前筆、江戸時代の「泥肥」の項で、「田圃の底土」について触れておきました。

「田圃の底土」は、静岡県の温室メロン栽培で、以前は「床土」に使われていました。また、「田圃の底土」を一握り放り込めば、たちどころに「汲み取り便所の臭い」が消え失せたことも書いておきました。

 

ドブ臭のする「ヘドロ」と、「田圃の底土」との違いについて説明致します。

 

その前に、静岡県の温室メロン栽培について、簡単に概略を説明しておきます。

高品質栽培をしていますので、かなり高度な栽培技術で育てています。

まず、壊疽病、つる割れ病、モザイク病などを出さないように、床から離してアルミ製の隔離ベッドに、幅約60cm、深さ約15cmの栽培床を作ります。土壌消毒、種子消毒を徹底して行います。・・・これに使う土を昔は「田圃の底土」を使っていたのです。田圃の土の、その下の土を取り出して、中腰で「団粒化するまで練り上げた」のです。・・・この「粘り床」に、夕顔などを台木として接ぎ木した苗を徹底した温度管理(日中28℃~30℃、夜間20℃~22℃)と水分管理をして、1株1果に絞り込んで育てるのです。

一般的な作物は、EC(電気伝導度)0.4~1.5程度で育てるのですが、pH5.5~pH6.5の中で、温室メロン栽培後期には、EC2.0以上の高濃度肥料で栽培する場面が多いのです。

 

日本などの火山灰土壌には、竹や笹や稲などの「ケイ酸植物」が適していますが、これ等の芝草やイネなどの未分解残渣物には、アルミナケイ酸が粘土として溜まり込み、これが有機物分解の妨げとなり、田圃の底土には、「粘土と腐植」の長年にわたる「特有の底土」が形成されるのです。

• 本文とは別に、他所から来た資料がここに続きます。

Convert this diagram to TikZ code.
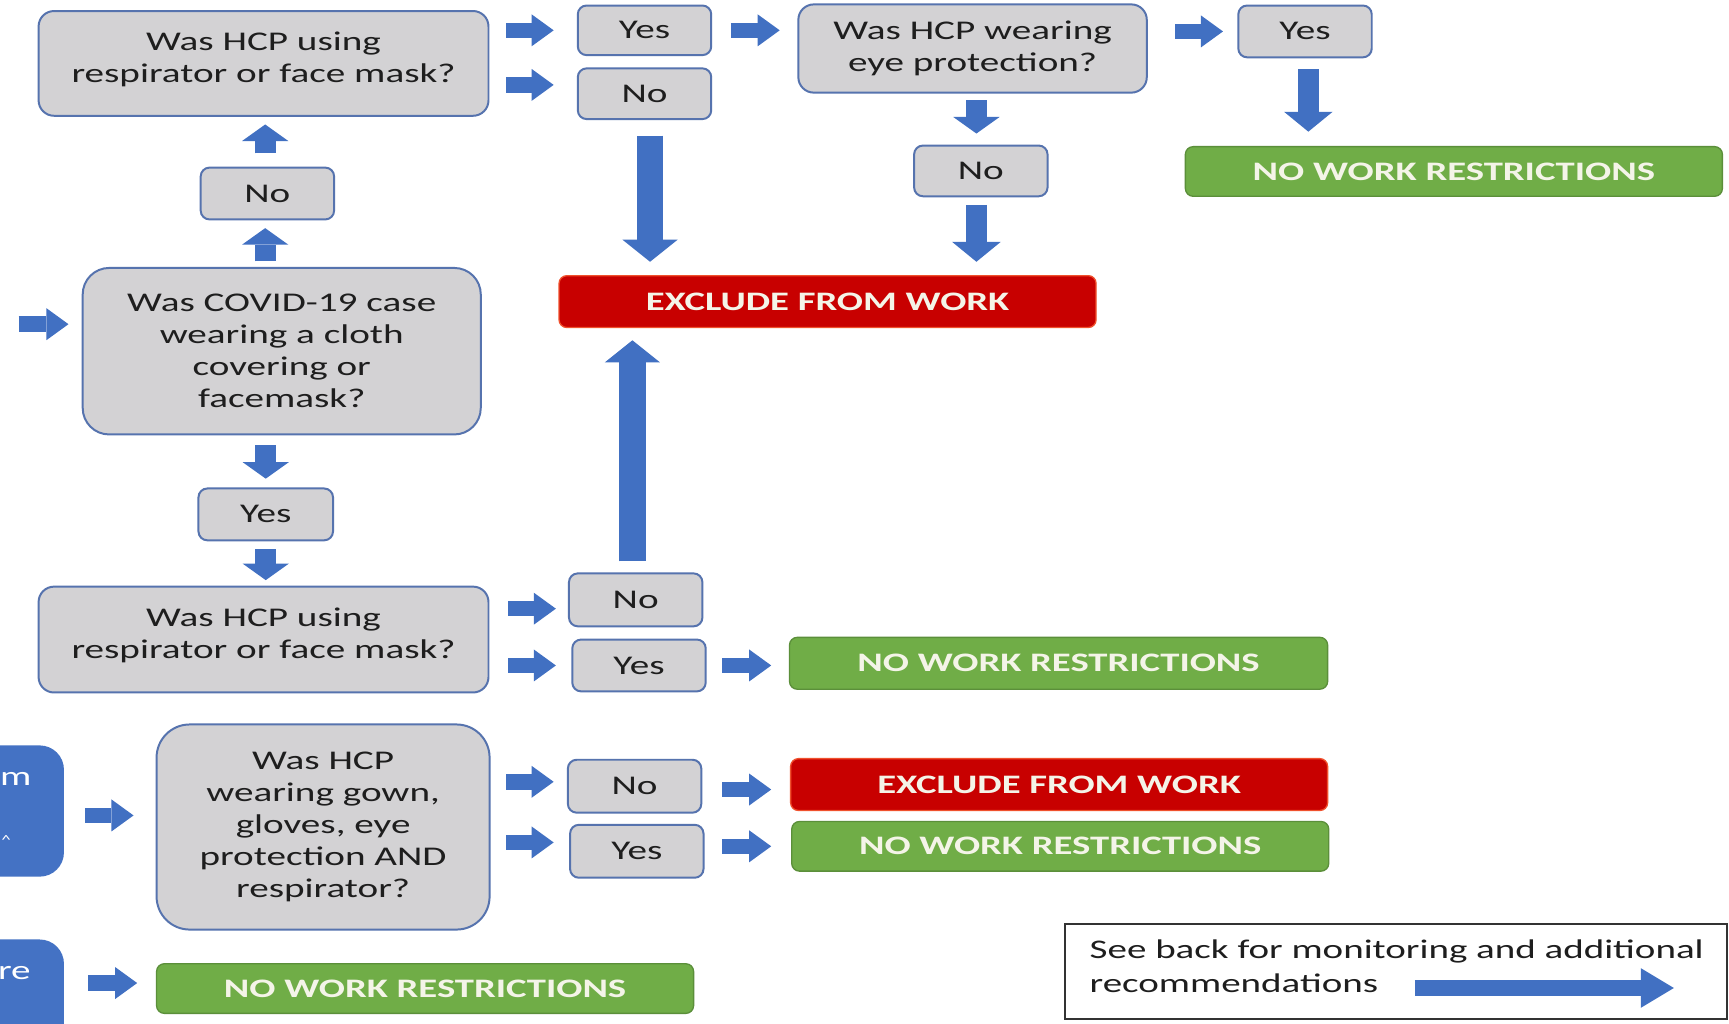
\documentclass[tikz,border=0pt]{standalone}
\usepackage{fontspec}
\setmainfont{Carlito}[FakeStretch=1.45]
\usetikzlibrary{arrows.meta,calc}
\definecolor{boxgray}{HTML}{D3D2D4}
\definecolor{boxedge}{HTML}{5673AE}
\definecolor{arrblue}{HTML}{4170C2}
\definecolor{exred}{HTML}{C80000}
\definecolor{exedge}{HTML}{F0502D}
\definecolor{okgreen}{HTML}{70AD47}
\definecolor{okedge}{HTML}{5B8F3A}
\definecolor{txt}{HTML}{1E1E1E}
\definecolor{restxt}{HTML}{F4F4E8}
\definecolor{sideblue}{HTML}{4472C4}
\begin{document}
\begin{tikzpicture}[x=1pt,y=-1pt,
  q/.style={draw=boxedge, line width=1.8pt, fill=boxgray, rounded corners=14pt,
    text=txt, align=center, inner sep=0pt, font=\fontsize{24.5}{29}\selectfont},
  yn/.style={q, rounded corners=8pt, minimum width=121pt, minimum height=46pt},
  res/.style={rounded corners=7pt, inner sep=0pt, text=restxt,
    font=\bfseries\fontsize{24.2}{28}\selectfont, minimum width=487pt, minimum height=46pt},
  ok/.style={res, fill=okgreen, draw=okedge, line width=1.2pt},
  ex/.style={res, fill=exred, draw=exedge, line width=1.2pt},
  side/.style={fill=sideblue, rounded corners=22pt, inner sep=0pt},
  sidetxt/.style={text=white, font=\fontsize{24.5}{29}\selectfont, inner sep=0pt},
  sarr/.style={draw=arrblue, line width=14pt,
    -{Triangle[width=29pt,length=20pt,line width=0pt]}},
  varr/.style={draw=arrblue, line width=19pt,
    -{Triangle[width=42pt,length=15pt,line width=0pt]}},
  marr/.style={draw=arrblue, line width=19pt,
    -{Triangle[width=44pt,length=18pt,line width=0pt]}},
  larr/.style={draw=arrblue, line width=24pt,
    -{Triangle[width=50pt,length=20pt,line width=0pt]}},
  narr/.style={draw=arrblue, line width=14pt,
    -{Triangle[width=36pt,length=30pt,line width=0pt]}}
]
\useasboundingbox (0,0) rectangle (1568,928);
\fill[white] (0,0) rectangle (1568,928);

% ---- top row
\node[q, minimum width=408pt, minimum height=95pt, text depth=12pt] (Q1) at (239,57.5) {Was HCP using\\respirator or face mask?};
\node[yn, minimum height=45pt] (Yes1) at (584.5,27.5) {Yes};
\node[yn] (No1) at (584.5,85) {No};
\node[q, minimum width=316pt, minimum height=80pt] (Q2) at (882,44) {Was HCP wearing\\eye protection?};
\node[yn, minimum height=47pt] (Yes2) at (1183.5,28.5) {Yes};
\node[ok, minimum height=45pt] (NWR1) at (1318.5,155.5) {NO WORK RESTRICTIONS};
\node[yn] (No2) at (889.5,155) {No};
\node[ex, minimum height=47pt] (EXCL1) at (750.5,273.5) {EXCLUDE FROM WORK};

% ---- left column
\node[yn, minimum height=47pt] (No0) at (242.5,175.5) {No};
\node[q, minimum width=361pt, minimum height=151pt, rounded corners=24pt] (Q0) at (255.5,318.5) {Was COVID-19 case\\wearing a cloth\\covering or\\facemask?};
\coordinate (in0) at (17,294);
\node[yn, minimum width=122pt, minimum height=47pt] (Yes0) at (241,466.5) {Yes};
\node[q, minimum width=408pt, minimum height=96pt, text depth=12pt] (Q3) at (239,580) {Was HCP using\\respirator or face mask?};
\node[yn, minimum height=48pt] (No3) at (576.5,544) {No};
\node[yn, minimum height=47pt] (Yes3) at (579.5,603.5) {Yes};
\node[ok, minimum width=488pt, minimum height=47pt] (NWR2) at (960,601.5) {NO WORK RESTRICTIONS};

% ---- bottom block
\node[side, minimum width=118pt, minimum height=119pt] (B1) at (-1,735.5) {};
\node[sidetxt, anchor=base west] (B1a) at (0,712) {m};
\node[sidetxt, anchor=base west, font=\fontsize{12}{14}\selectfont] (B1b) at (1,766) {\textasciicircum};
\node[q, minimum width=302pt, minimum height=186pt, rounded corners=30pt] (Q4) at (293,750) {Was HCP\\wearing gown,\\gloves, eye\\protection AND\\respirator?};
\node[yn, minimum height=48pt] (No4) at (575.5,713) {No};
\node[yn, minimum height=48pt] (Yes4) at (577.5,772) {Yes};
\node[ex, minimum height=47pt] (EXCL2) at (960.5,711.5) {EXCLUDE FROM WORK};
\node[ok, minimum height=45pt] (NWR3) at (961.5,767.5) {NO WORK RESTRICTIONS};

\node[side, minimum width=118pt, minimum height=120pt] (B2) at (-1,912) {};
\node[sidetxt, anchor=base west] (B2a) at (-2,888) {re};
\node[ok, minimum height=45pt] (NWR4) at (385.5,896.5) {NO WORK RESTRICTIONS};

% ---- note box
\node[draw=black!80, line width=1.4pt, fill=white, minimum width=600pt, minimum height=86pt, inner sep=0pt] (Note) at (1266,881) {};
\node[anchor=west, align=left, text=txt, inner sep=0pt, font=\fontsize{24.4}{31}\selectfont] (NoteTxt) at (988,876.5) {See back for monitoring and additional\\recommendations};
\coordinate (na1) at (1283,896);
\coordinate (na2) at (1518,896);

% ---- arrows
\draw[sarr, shorten <=15pt, shorten >=21pt] (Q1.east |- Yes1.center) -- (Yes1.west);
\draw[sarr, shorten <=15pt, shorten >=21pt] ([yshift=8pt]Q1.east |- No1.center) -- ([yshift=8pt]No1.west);
\draw[sarr, shorten <=17pt, shorten >=16pt] (Yes1.east) -- (Q2.west |- Yes1.east);
\draw[sarr, shorten <=25pt, shorten >=13pt] (Q2.east |- Yes2.center) -- (Yes2.west);
\draw[marr, shorten <=10pt, shorten >=13pt] ([xshift=3pt]Yes2.south) -- ([xshift=3pt]Yes2.south |- NWR1.north);
\draw[varr, shorten <=6pt, shorten >=10pt] ([xshift=-4pt]No2.north |- Q2.south) -- ([xshift=-4pt]No2.north);
\draw[marr, shorten <=7pt, shorten >=12pt] ([xshift=-4pt]No2.south) -- ([xshift=-4pt]No2.south |- EXCL1.north);
\draw[larr, shorten <=14pt, shorten >=12pt] ([xshift=5pt]No1.south) -- ([xshift=5pt]No1.south |- EXCL1.north);
\draw[larr, shorten <=10pt, shorten >=11pt] ([xshift=-3pt]No3.north) -- ([xshift=-3pt]No3.north |- EXCL1.south);
\draw[varr, shorten <=12pt, shorten >=7pt] ([xshift=-2pt]No0.north) -- ([xshift=-2pt]No0.north |- Q1.south);
\draw[varr, shorten <=5pt, shorten >=7pt] ([xshift=-2pt]Q0.north -| No0.center) -- ([xshift=-2pt]No0.south);
\draw[sarr, shorten >=12pt] (in0) -- (Q0.west |- in0);
\draw[varr, shorten <=9pt, shorten >=8pt] (Q0.south -| Yes0.center) -- (Yes0.north);
\draw[varr, shorten <=7pt, shorten >=5pt] (Yes0.south) -- (Yes0.south |- Q3.north);
\draw[sarr, shorten <=17pt, shorten >=11pt] ([yshift=-8pt]Q3.east |- No3.center) -- ([yshift=-8pt]No3.west);
\draw[sarr, shorten <=17pt, shorten >=14pt] (Q3.east |- Yes3.center) -- (Yes3.west);
\draw[sarr, shorten <=14pt, shorten >=16pt] (Yes3.east) -- (NWR2.west |- Yes3.east);
\draw[sarr, shorten <=19pt, shorten >=20pt] ([yshift=-4pt]B1.east) -- ([yshift=-4pt]Q4.west |- B1.east);
\draw[sarr, shorten <=14pt, shorten >=12pt] ([yshift=4pt]Q4.east |- No4.center) -- ([yshift=4pt]No4.west);
\draw[sarr, shorten <=14pt, shorten >=14pt] ([yshift=8pt]Q4.east |- Yes4.center) -- ([yshift=8pt]Yes4.west);
\draw[sarr, shorten <=18pt, shorten >=17pt] ([yshift=-3pt]No4.east) -- ([yshift=-3pt]EXCL2.west |- No4.east);
\draw[sarr, shorten <=16pt, shorten >=18pt] (Yes4.east |- NWR3.west) -- (NWR3.west);
\draw[sarr, shorten <=22pt, shorten >=17pt] ([yshift=5pt]B2.east |- NWR4.west) -- ([yshift=5pt]NWR4.west);
\draw[narr] (na1) -- (na2);
\end{tikzpicture}
\end{document}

こうして、例えば砂土のCEC(陽イオン交換容量)3~10、多腐植性黒土でさえCEC30~40に対して、CEC100~600という、とてつもない「底土」が出現するのです。

 

この「底土」は、アンモニア(NH3)、メタン(CH4)などの悪臭を立ちどころに消して、透水性と同時に保肥性の高い、団粒化したゴロ土、超高濃度の肥料培土であるメロン培土を可能にしているのです。